Since it was the first major thing he published, little wonder “Carrie” has had a longer and more robust multi-media life than almost any other Stephen King novel.
It was a novel, and then obviously a very well-liked Brian De Palma film with Sissy Spacek, and then a much-much later sequel that no one remembers, a huge terrible infamous Broadway musical bomb, a TV remake, and now, if MGM and Screen Gems have their way, another remake.
And oddly, I’m not opposed to the idea.
There is a reason “Carrie” keeps coming up, a reason people keep returning to the material. There is something potent about the idea of the outsider looking for acceptance and getting snubbed, something rich in the notion of the cruelty of teenagers, and something brilliant in the concept of budding sexuality tied to the unleashing of terrifying powers. King hit the jackpot with that book, and De Palma’s film benefitted greatly from the collision of a hungry young filmmaker, the right material, and a cast that was loaded with budding movie and TV stars.

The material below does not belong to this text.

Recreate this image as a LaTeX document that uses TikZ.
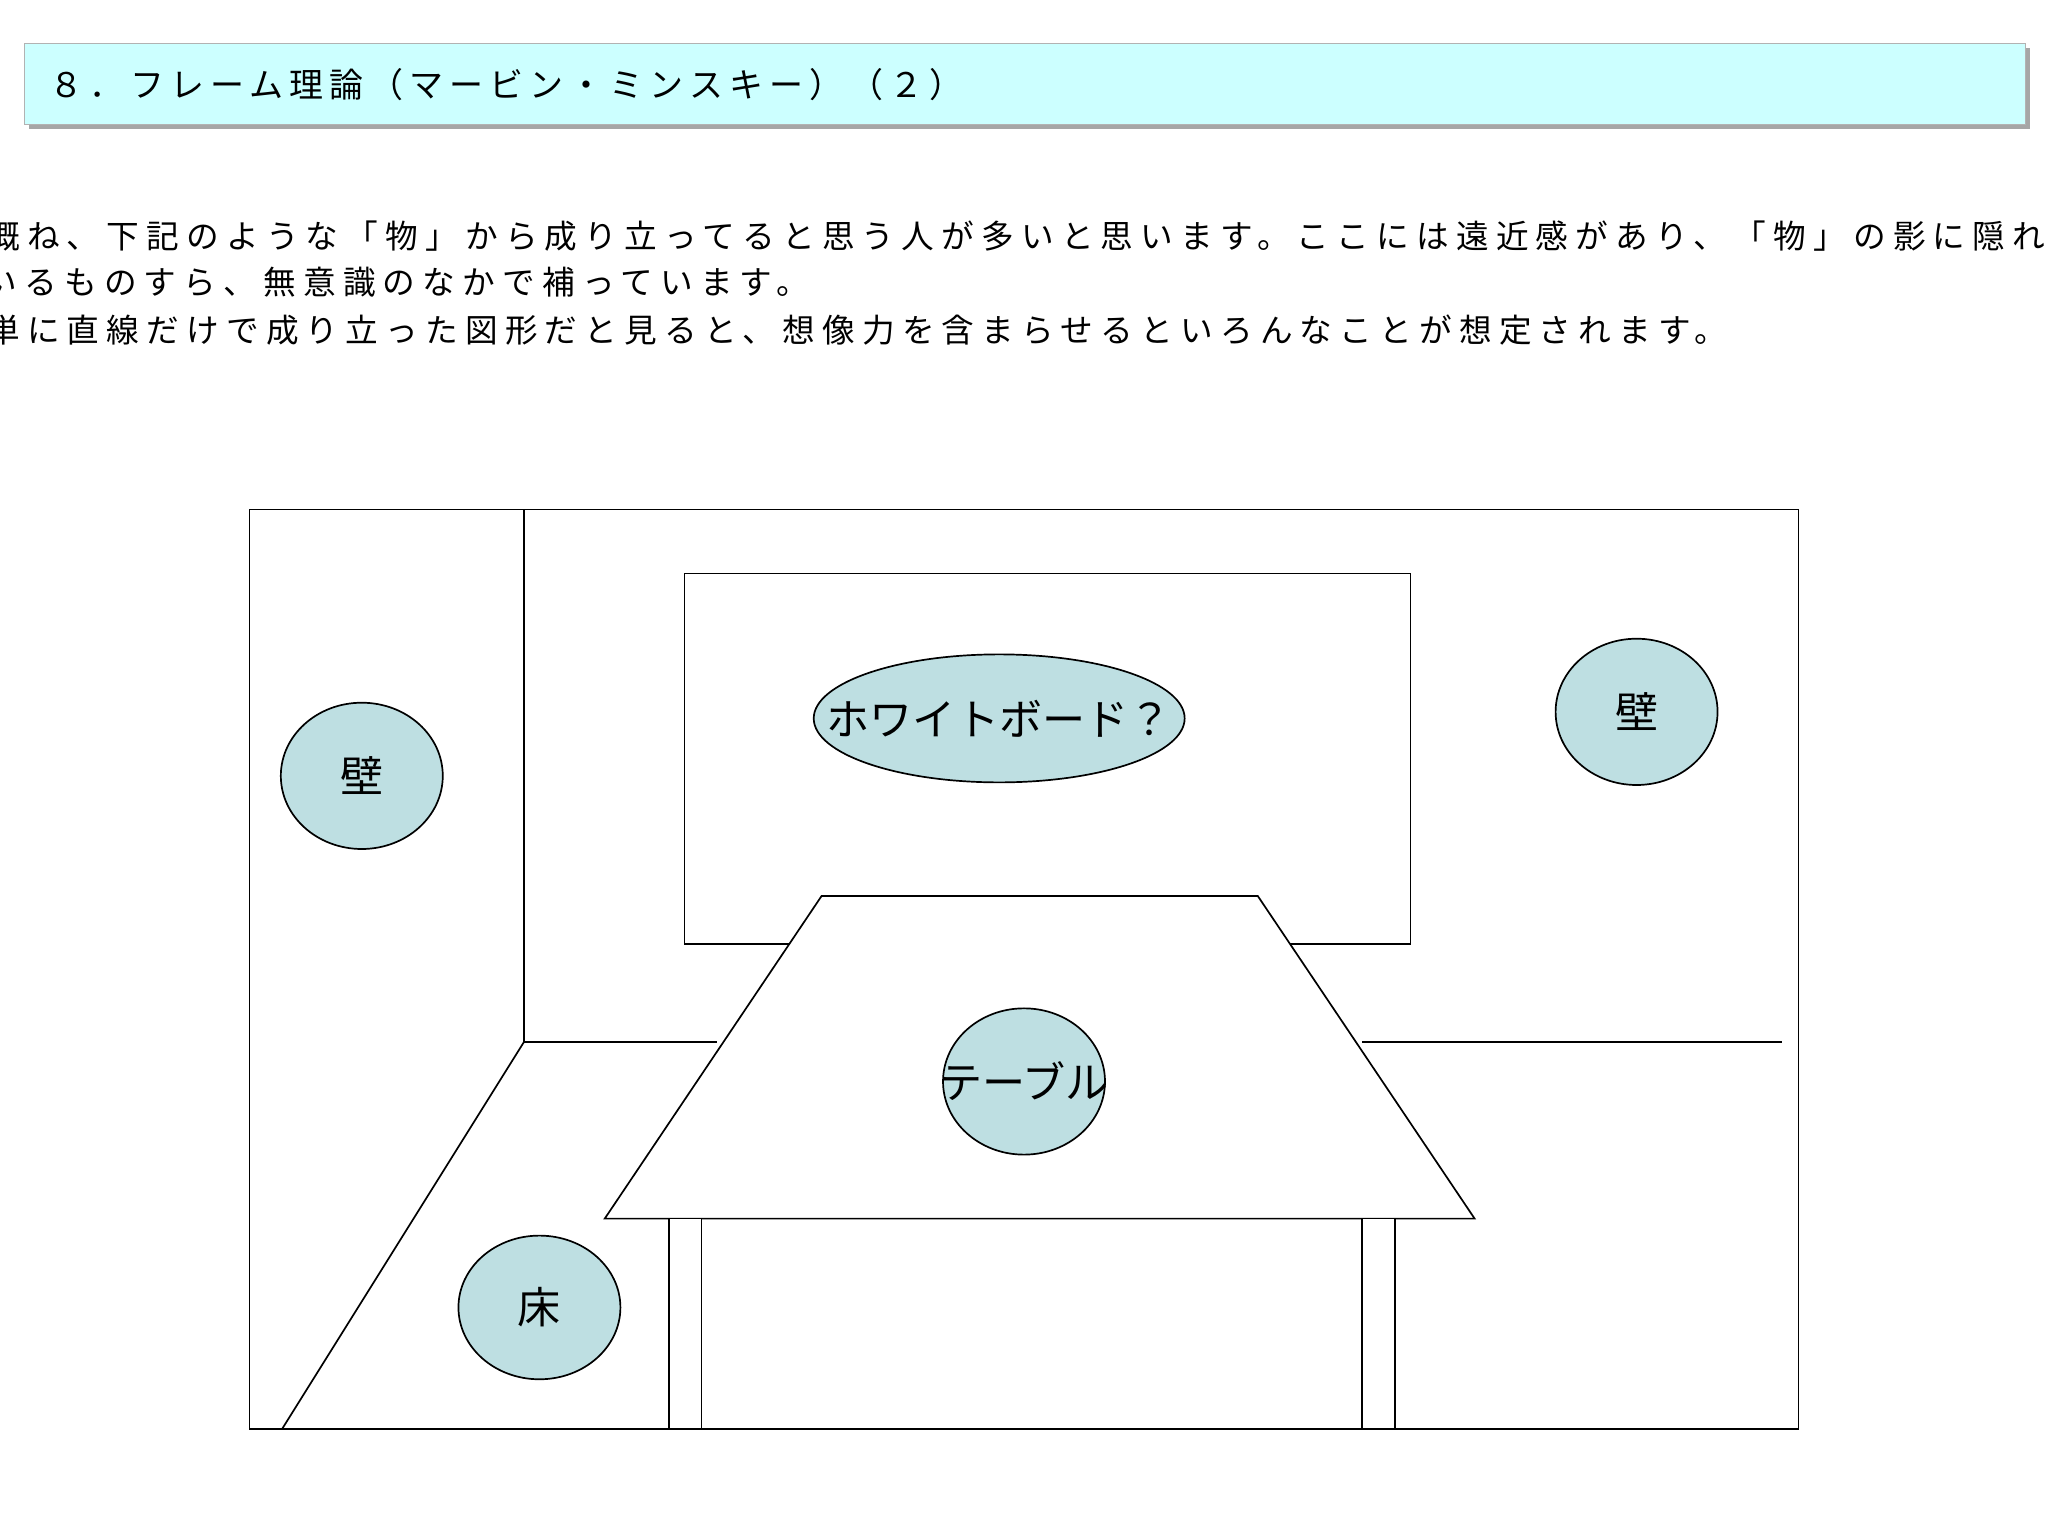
\documentclass[tikz,border=0pt]{standalone}
\usepackage{fontspec}
\setmainfont{Noto Sans CJK JP}
\newfontfamily\bodyf[LetterSpace=22]{Noto Sans CJK JP}
\newfontfamily\titlef[LetterSpace=18]{Noto Sans CJK JP}
\usetikzlibrary{shapes.geometric}
\definecolor{titlebg}{HTML}{CCFFFF}
\definecolor{lbl}{HTML}{BEDFE2}
\tikzset{
  ln/.style={draw=black,line width=1.3pt},
  lblell/.style={ellipse,draw=black,line width=1.3pt,fill=lbl,inner sep=0pt},
  lbltxt/.style={inner sep=0pt,font=\fontsize{33}{35}\selectfont},
  bodyline/.style={anchor=west,inner sep=0pt,font=\bodyf\fontsize{25}{27}\selectfont},
}
\begin{document}
\begin{tikzpicture}[x=1pt,y=-1pt]
\useasboundingbox (0,0) rectangle (1568,1176);
\clip (0,0) rectangle (1568,1176);
% title bar
\fill[gray!70] (22,37) rectangle (1554,99);
\node[draw=gray!60,line width=1pt,fill=titlebg,minimum width=1532pt,minimum height=62pt,anchor=north west,inner sep=0pt] (title) at (18,33) {};
\node[anchor=west,inner sep=0pt,font=\titlef\fontsize{26}{28}\selectfont] (tt) at (38,65) {８．フレーム理論（マービン・ミンスキー）（２）};
% body text
\node[bodyline] (l1) at (-10,181) {概ね、下記のような「物」から成り立ってると思う人が多いと思います。ここには遠近感があり、「物」の影に隠れ};
\node[bodyline] (l2) at (-12,216) {いるものすら、無意識のなかで補っています。};
\node[bodyline] (l3) at (-10,253) {単に直線だけで成り立った図形だと見ると、想像力を含まらせるといろんなことが想定されます。};
% room
\draw[ln] (191,390) rectangle (1377,1094);
\coordinate (c1) at (401,390);
\coordinate (c2) at (401,798);
\coordinate (c3) at (549,798);
\coordinate (c4) at (216,1094);
\coordinate (c5) at (1043,798);
\coordinate (c6) at (1364,798);
\draw[ln] (c1) -- (c2) -- (c3);
\draw[ln] (c2) -- (c4);
\draw[ln] (c5) -- (c6);
% whiteboard
\draw[ln] (524,439) rectangle (1080,723);
% table
\draw[ln,fill=white] (629,686) -- (963,686) -- (1129,933) -- (463,933) -- cycle;
\draw[ln,fill=white] (512,933) rectangle (537,1094);
\draw[ln,fill=white] (1043,933) rectangle (1068,1094);
% labels
\node[lblell,minimum width=124pt,minimum height=112pt] (w1) at (277,594) {};
\node[lbltxt] (w1t) at (w1) {壁};
\node[lblell,minimum width=124pt,minimum height=112pt] (w2) at (1253,545) {};
\node[lbltxt] (w2t) at (w2) {壁};
\node[lblell,minimum width=284pt,minimum height=98pt] (wb) at (765,550) {};
\node[lbltxt] (wbt) at (wb) {ホワイトボード？};
\node[lblell,minimum width=124pt,minimum height=112pt] (tb) at (784,828) {};
\node[lbltxt] (tbt) at (tb) {テーブル};
\node[lblell,minimum width=124pt,minimum height=110pt] (fl) at (413,1001) {};
\node[lbltxt] (flt) at (fl) {床};
\end{tikzpicture}
\end{document}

Kimberly Pierce is a genuine talent, a smart filmmaker whose “Boys Don’t Cry” is a stunning look at how hard it is to not fit, and if you look at it structurally, it’s shaped a lot like “Carrie.” In both films, there is a period where the outsider starts to be accepted into a group, only to lead to a huge rejection and a terribly sad and violent conclusion. Pierce would seem to be a great choice to tackle this story, and of course it’ll all come down to casting. Spacek was a great Carrie in the ’70s, and even though the TV movie remake doesn’t work, casting Angela Bettis in the role was a great decision.
Do we need another “Carrie”? Well, maybe in this age of renewed focus on bullying and the way it affects people, there is some juice left in this one. I could see Pierce making something very strong out of this basic source material if they let her. The last word we had on this, Roberto Aguirre-Sacasa was the writer who was hired to adapt the book, and word is that he’s done something very faithful to the book. Pierce hasn’t worked nearly enough since “Boys Don’t Cry,” and something like this could be a big mainstream hit, without her having to compromise her voice in any way. In fact, the more prickly and difficult and painful the film is, the better the chance it has of actually striking a chord with audiences. I think we know the difference between what is real and the ’50s stereotypes of bullying, and for this to have any impact at all, it’s got to be true to the way it feels to be a victim. Carrie White has to be utterly powerless in this world if we’re going to react when her power does finally manifest.
I love De Palma’s film, but I think there’s definitely room for more than one “Carrie,” and for now, I’m excited by the direction this one is heading.